— begin DATASET SECTION —

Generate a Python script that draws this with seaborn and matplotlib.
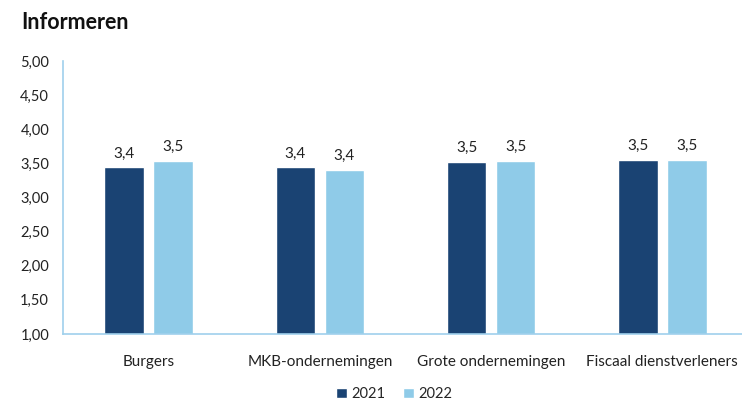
import matplotlib
matplotlib.use("Agg")
import matplotlib.pyplot as plt
import seaborn as sns
import pandas as pd

categories = ["Burgers", "MKB-ondernemingen", "Grote ondernemingen", "Fiscaal dienstverleners"]
years = ["2021", "2022"]
values_2021 = [3.44, 3.44, 3.52, 3.55]
values_2022 = [3.53, 3.40, 3.53, 3.55]
y_ticks = [1.0, 1.5, 2.0, 2.5, 3.0, 3.5, 4.0, 4.5, 5.0]

df = pd.DataFrame({
    "categorie": categories * 2,
    "jaar": [years[0]] * 4 + [years[1]] * 4,
    "score": values_2021 + values_2022,
})

sns.set_theme(style="white")
plt.rcParams['font.family'] = ['Lato', 'DejaVu Sans']

dark = "#1A4373"
light = "#8FCBE8"
spine_c = "#9FD0EC"
txt = "#222222"

fig = plt.figure(figsize=(7.42, 4.01), dpi=100)
ax = fig.add_axes([63 / 742, 1 - 334 / 401, (742 - 63) / 742, (334 - 61) / 401])

sns.barplot(data=df, x="categorie", y="score", hue="jaar", order=categories,
            hue_order=years, palette=[dark, light], width=0.57, gap=0.19,
            saturation=1, ax=ax, legend=True)

for cont in ax.containers:
    labels = [f"{v:.1f}".replace(".", ",") for v in cont.datavalues]
    ax.bar_label(cont, labels=labels, padding=5, fontsize=11, color=txt)

ax.set_ylim(1.0, 5.0)
ax.set_xlim(-0.5, 3.465)
ax.set_yticks(y_ticks)
ax.set_yticklabels([f"{t:.2f}".replace(".", ",") for t in y_ticks], fontsize=10.5, color=txt)
ax.tick_params(axis="y", length=0, pad=10)
ax.tick_params(axis="x", length=0, pad=15, labelsize=11, labelcolor=txt)
ax.set_xlabel("")
ax.set_ylabel("")
for s in ["top", "right"]:
    ax.spines[s].set_visible(False)
for s in ["left", "bottom"]:
    ax.spines[s].set_color(spine_c)
    ax.spines[s].set_linewidth(1.2)

handles, labels = ax.get_legend_handles_labels()
ax.legend_.remove()
fig.legend(handles, labels, loc="center", bbox_to_anchor=(394 / 742, 1 - 394 / 401),
           ncol=2, frameon=False, fontsize=10.5, handlelength=0.75, handleheight=0.75,
           handletextpad=0.3, columnspacing=1.2, borderpad=0)

fig.text(21 / 742, 1 - 22.5 / 401, "Informeren", fontsize=15.5, fontweight="bold",
         va="center", ha="left", color="#111111")

fig.savefig("out.png", dpi=100)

— end DATASET SECTION —

• PROBLEM DETAILS
Reproduce the listing exactly. Leave its pictures out.

• ANSWER TO THE TASK
Generate a Python script that draws this with seaborn and matplotlib.
import matplotlib
matplotlib.use("Agg")
import matplotlib.pyplot as plt
import seaborn as sns
import pandas as pd

categories = ["Burgers", "MKB-ondernemingen", "Grote ondernemingen", "Fiscaal dienstverleners"]
years = ["2021", "2022"]
values_2021 = [3.44, 3.44, 3.52, 3.55]
values_2022 = [3.53, 3.40, 3.53, 3.55]
y_ticks = [1.0, 1.5, 2.0, 2.5, 3.0, 3.5, 4.0, 4.5, 5.0]

df = pd.DataFrame({
    "categorie": categories * 2,
    "jaar": [years[0]] * 4 + [years[1]] * 4,
    "score": values_2021 + values_2022,
})

sns.set_theme(style="white")
plt.rcParams['font.family'] = ['Lato', 'DejaVu Sans']

dark = "#1A4373"
light = "#8FCBE8"
spine_c = "#9FD0EC"
txt = "#222222"

fig = plt.figure(figsize=(7.42, 4.01), dpi=100)
ax = fig.add_axes([63 / 742, 1 - 334 / 401, (742 - 63) / 742, (334 - 61) / 401])

sns.barplot(data=df, x="categorie", y="score", hue="jaar", order=categories,
            hue_order=years, palette=[dark, light], width=0.57, gap=0.19,
            saturation=1, ax=ax, legend=True)

for cont in ax.containers:
    labels = [f"{v:.1f}".replace(".", ",") for v in cont.datavalues]
    ax.bar_label(cont, labels=labels, padding=5, fontsize=11, color=txt)

ax.set_ylim(1.0, 5.0)
ax.set_xlim(-0.5, 3.465)
ax.set_yticks(y_ticks)
ax.set_yticklabels([f"{t:.2f}".replace(".", ",") for t in y_ticks], fontsize=10.5, color=txt)
ax.tick_params(axis="y", length=0, pad=10)
ax.tick_params(axis="x", length=0, pad=15, labelsize=11, labelcolor=txt)
ax.set_xlabel("")
ax.set_ylabel("")
for s in ["top", "right"]:
    ax.spines[s].set_visible(False)
for s in ["left", "bottom"]:
    ax.spines[s].set_color(spine_c)
    ax.spines[s].set_linewidth(1.2)

handles, labels = ax.get_legend_handles_labels()
ax.legend_.remove()
fig.legend(handles, labels, loc="center", bbox_to_anchor=(394 / 742, 1 - 394 / 401),
           ncol=2, frameon=False, fontsize=10.5, handlelength=0.75, handleheight=0.75,
           handletextpad=0.3, columnspacing=1.2, borderpad=0)

fig.text(21 / 742, 1 - 22.5 / 401, "Informeren", fontsize=15.5, fontweight="bold",
         va="center", ha="left", color="#111111")

fig.savefig("out.png", dpi=100)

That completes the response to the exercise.